Petroleum Engineering Ph.D. Program

In 2009, the UH Cullen College of Engineering introduced its revived undergraduate program in petroleum engineering as a means of counteracting the critical shortage of talent needed to replace the energy industry’s aging workforce. The petroleum engineering bachelor’s program was launched with significant support from local industry, and in just five short years, enrollment in the program exploded from 20 students in 2009 to over 800 students in 2014.

On the heels of the success of the re-launched petroleum engineering undergraduate program, Tom Holley, director of the petroleum engineering program at UH, said it quickly became clear that “there was an essential need for a petroleum engineering doctoral program in the city of Houston.”

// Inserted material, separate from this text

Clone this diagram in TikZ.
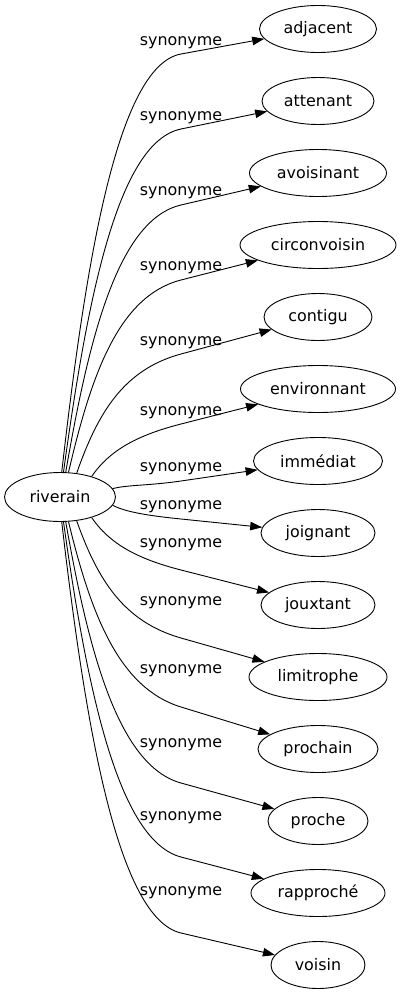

In Houston, the Energy Capital of the World, the energy industry impacts about 50 percent of the economy, and 40 out of the 145 largest publicly traded oil and gas firms are headquartered here. Many energy industry leaders serve on the Cullen College’s petroleum engineering advisory board, offering advice to the college on its academic and research programs and helping to design curriculums that address the realities of the modern petroleum sector. Many of Houston’s energy leaders also offer formal advice on shaping energy-related curriculums at the University-level by serving as members of UH’s Energy Advisory Board.

With support and input from Houston’s booming energy industry, the Cullen College established a petroleum engineering doctoral program at Energy Research Park (ERP). The program has received support from ConocoPhillips, Devon Energy, Marathon Oil, Southwest Energy, El Paso Corporation, the Society of Professional Engineers Gulf Coast Chapter and major private donors.

Holley said that because of the program’s location at ERP as well as the university’s proximity to the energy industry’s largest players, doctoral students will have unique opportunities for research and employment that students living in any other city in the U.S. would not have. This was certainly the case for the revived bachelor’s degree program in petroleum engineering, which was lauded by the Business-Higher Education Forum as a model partnership between industry and academia.